What is being asked:
Look below for the line containing "Recreate this image" and the line containing "import * as"; repeat exactly those two lines and all lines between them, and nothing else.

Dataset records:

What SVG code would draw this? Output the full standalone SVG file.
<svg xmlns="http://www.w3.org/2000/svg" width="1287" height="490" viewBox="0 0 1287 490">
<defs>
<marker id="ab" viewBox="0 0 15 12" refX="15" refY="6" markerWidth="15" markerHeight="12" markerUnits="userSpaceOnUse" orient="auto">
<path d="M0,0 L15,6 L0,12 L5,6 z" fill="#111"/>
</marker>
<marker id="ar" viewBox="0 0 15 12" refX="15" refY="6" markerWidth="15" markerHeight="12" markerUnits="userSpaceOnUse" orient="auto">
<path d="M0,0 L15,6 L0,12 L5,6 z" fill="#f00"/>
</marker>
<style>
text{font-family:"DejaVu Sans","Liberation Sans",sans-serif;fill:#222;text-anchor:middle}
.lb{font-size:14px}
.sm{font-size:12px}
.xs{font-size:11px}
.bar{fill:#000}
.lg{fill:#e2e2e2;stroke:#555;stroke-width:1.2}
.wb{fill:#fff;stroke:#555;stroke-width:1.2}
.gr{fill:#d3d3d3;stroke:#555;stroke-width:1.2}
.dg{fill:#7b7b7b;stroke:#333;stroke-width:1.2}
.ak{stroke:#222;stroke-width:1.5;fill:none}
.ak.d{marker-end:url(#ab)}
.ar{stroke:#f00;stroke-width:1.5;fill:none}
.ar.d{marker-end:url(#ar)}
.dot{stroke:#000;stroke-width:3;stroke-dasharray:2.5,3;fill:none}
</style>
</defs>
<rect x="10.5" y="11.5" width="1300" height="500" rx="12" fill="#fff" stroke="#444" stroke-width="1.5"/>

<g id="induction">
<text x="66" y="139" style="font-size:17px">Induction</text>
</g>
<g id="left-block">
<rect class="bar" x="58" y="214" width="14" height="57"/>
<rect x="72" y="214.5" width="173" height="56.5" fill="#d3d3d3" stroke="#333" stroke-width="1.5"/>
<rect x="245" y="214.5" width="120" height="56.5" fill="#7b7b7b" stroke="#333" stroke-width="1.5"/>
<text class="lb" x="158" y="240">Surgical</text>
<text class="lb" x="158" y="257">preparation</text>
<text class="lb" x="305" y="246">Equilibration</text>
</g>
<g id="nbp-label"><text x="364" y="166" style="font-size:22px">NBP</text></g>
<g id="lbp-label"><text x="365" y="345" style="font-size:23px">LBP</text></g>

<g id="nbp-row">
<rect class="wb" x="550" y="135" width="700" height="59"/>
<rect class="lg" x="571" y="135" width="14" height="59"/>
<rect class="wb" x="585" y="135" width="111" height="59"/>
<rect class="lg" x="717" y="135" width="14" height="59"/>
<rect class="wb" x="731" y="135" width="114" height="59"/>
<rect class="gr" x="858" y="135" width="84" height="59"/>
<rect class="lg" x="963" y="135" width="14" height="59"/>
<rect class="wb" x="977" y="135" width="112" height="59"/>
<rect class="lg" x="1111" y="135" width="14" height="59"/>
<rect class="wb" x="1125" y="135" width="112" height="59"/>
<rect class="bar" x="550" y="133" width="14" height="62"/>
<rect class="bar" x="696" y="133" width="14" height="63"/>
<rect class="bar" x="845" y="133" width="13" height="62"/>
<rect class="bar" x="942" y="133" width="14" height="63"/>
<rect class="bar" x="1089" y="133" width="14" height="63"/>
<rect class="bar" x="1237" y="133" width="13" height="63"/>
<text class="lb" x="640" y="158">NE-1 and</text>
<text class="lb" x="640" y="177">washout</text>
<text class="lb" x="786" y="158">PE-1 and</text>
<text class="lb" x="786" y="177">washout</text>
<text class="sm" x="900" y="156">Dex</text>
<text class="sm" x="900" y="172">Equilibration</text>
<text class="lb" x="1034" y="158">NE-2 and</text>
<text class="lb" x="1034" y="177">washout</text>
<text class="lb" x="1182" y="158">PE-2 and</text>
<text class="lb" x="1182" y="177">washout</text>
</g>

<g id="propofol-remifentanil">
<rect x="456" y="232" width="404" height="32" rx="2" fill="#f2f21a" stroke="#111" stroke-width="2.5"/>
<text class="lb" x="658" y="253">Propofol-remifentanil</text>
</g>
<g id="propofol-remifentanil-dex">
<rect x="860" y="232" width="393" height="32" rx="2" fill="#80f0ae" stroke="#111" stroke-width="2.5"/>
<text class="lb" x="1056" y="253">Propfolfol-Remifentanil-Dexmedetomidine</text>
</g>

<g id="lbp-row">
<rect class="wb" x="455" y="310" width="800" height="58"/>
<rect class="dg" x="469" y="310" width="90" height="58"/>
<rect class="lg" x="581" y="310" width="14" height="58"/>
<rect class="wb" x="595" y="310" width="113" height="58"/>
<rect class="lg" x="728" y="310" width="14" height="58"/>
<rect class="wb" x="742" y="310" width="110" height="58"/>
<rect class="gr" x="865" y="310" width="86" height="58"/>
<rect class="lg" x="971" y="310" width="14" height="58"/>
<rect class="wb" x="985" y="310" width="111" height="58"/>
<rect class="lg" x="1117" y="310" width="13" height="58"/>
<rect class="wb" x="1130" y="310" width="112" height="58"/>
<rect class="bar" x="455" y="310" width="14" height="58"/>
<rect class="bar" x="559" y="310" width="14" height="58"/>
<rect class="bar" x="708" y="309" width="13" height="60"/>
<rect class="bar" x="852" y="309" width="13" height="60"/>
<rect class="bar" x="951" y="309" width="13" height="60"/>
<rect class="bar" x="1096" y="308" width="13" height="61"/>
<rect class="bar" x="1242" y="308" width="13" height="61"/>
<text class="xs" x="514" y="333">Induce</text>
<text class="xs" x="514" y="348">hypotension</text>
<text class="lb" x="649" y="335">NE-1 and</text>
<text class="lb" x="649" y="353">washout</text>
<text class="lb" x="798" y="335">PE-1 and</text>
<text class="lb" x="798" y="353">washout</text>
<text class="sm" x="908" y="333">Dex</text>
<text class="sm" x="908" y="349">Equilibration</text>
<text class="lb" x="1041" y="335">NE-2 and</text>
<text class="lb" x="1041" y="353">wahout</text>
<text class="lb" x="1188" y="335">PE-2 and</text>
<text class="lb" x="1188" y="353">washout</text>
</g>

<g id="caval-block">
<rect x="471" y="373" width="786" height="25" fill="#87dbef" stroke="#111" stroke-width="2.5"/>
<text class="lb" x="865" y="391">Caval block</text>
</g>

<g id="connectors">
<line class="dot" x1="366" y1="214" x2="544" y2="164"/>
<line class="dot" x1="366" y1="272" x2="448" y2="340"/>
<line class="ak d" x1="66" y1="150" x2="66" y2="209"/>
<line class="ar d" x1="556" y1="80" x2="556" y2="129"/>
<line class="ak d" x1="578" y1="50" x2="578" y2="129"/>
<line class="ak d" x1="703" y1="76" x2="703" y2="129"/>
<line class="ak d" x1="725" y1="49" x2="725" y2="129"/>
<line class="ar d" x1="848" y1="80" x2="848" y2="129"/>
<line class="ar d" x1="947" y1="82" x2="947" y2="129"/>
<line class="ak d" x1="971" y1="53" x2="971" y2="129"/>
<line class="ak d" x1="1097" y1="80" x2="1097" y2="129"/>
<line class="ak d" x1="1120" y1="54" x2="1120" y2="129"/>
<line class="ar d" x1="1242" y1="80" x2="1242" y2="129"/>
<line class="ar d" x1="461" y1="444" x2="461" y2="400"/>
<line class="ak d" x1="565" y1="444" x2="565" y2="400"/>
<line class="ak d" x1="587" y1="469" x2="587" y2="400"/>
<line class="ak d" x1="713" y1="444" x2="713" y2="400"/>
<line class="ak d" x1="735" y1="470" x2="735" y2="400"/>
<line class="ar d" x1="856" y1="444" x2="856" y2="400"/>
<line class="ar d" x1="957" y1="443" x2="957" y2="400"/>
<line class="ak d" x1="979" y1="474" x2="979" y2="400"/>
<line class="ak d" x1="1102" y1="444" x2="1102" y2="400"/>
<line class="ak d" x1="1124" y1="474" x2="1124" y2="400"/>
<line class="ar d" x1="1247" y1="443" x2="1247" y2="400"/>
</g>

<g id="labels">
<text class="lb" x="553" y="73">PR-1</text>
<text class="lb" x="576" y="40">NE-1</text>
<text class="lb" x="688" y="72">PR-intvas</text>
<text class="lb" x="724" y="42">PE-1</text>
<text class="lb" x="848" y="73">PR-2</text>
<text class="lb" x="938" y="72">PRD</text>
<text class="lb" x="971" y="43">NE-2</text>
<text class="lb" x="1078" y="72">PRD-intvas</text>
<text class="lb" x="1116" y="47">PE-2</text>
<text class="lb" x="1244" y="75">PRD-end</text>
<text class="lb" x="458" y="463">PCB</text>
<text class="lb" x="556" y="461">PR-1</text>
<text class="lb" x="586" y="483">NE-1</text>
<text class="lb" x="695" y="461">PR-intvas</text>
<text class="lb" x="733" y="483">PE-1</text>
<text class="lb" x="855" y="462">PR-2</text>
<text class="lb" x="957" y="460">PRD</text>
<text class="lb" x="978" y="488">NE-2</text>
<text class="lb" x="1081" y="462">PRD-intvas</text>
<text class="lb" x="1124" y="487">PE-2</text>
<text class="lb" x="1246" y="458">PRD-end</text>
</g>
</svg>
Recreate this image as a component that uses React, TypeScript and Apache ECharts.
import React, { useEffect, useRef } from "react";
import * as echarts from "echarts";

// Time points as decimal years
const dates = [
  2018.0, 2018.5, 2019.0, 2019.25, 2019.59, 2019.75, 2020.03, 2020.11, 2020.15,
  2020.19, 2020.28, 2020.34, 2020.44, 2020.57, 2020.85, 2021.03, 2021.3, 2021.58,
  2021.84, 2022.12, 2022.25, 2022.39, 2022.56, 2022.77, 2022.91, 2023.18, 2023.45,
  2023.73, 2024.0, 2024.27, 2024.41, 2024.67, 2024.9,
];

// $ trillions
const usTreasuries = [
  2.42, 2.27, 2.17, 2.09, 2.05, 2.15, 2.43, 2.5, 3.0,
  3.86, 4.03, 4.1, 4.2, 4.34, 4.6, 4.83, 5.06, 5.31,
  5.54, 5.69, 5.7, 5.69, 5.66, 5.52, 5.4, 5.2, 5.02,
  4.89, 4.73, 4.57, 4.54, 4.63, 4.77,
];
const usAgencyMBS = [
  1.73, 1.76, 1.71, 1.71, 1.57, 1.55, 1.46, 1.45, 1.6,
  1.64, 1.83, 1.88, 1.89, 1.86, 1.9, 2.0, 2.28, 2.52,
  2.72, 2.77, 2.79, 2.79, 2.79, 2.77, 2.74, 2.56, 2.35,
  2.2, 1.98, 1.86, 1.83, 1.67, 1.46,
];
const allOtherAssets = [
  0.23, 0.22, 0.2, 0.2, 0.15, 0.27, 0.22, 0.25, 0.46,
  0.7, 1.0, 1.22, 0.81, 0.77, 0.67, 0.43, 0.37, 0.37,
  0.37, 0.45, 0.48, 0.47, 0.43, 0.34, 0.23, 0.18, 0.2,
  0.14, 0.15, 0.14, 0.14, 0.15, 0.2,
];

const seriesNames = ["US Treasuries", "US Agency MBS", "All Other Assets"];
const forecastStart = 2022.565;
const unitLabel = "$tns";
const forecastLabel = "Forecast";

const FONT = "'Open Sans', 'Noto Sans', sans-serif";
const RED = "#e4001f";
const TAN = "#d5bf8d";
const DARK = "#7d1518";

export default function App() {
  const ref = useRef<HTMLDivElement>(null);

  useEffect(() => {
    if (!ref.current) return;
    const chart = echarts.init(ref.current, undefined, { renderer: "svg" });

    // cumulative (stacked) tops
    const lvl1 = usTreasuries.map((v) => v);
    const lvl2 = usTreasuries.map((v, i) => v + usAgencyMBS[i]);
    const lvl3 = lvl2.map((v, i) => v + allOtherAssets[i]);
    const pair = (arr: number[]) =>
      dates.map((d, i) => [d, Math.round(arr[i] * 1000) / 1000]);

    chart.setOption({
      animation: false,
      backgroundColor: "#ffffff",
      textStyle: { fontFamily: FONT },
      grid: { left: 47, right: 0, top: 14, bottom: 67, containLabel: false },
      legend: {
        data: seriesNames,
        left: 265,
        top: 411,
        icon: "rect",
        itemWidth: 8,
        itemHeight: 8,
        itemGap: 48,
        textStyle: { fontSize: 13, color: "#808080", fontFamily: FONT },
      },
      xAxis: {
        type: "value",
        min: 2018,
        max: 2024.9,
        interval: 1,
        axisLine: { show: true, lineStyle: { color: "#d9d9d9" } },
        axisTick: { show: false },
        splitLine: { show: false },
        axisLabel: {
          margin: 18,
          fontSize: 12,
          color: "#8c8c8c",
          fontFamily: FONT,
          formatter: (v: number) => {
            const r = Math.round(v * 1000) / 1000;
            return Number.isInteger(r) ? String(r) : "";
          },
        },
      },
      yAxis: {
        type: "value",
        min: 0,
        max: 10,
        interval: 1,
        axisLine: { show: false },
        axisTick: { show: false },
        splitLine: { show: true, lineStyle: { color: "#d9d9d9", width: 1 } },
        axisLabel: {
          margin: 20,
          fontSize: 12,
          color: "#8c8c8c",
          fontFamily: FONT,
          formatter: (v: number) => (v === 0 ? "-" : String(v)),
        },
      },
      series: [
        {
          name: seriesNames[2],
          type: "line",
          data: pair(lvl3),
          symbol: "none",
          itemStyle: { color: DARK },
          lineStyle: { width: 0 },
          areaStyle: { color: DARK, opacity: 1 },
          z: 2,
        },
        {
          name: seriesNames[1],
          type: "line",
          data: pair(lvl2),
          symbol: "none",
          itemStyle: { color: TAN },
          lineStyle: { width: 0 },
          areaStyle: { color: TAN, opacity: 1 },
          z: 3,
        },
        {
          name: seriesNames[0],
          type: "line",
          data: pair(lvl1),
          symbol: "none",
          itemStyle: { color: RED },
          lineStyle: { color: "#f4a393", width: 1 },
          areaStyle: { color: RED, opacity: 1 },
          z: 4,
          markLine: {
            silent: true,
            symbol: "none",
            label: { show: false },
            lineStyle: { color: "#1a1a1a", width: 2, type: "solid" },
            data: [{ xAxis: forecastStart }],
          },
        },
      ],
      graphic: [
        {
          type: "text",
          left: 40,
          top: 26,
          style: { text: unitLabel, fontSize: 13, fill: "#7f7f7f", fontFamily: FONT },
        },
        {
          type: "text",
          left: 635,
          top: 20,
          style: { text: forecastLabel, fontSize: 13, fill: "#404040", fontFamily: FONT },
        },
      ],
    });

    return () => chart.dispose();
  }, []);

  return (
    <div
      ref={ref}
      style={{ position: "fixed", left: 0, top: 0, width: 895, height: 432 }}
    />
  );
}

Problem solution:
Recreate this image as a component that uses React, TypeScript and Apache ECharts.
import React, { useEffect, useRef } from "react";
import * as echarts from "echarts";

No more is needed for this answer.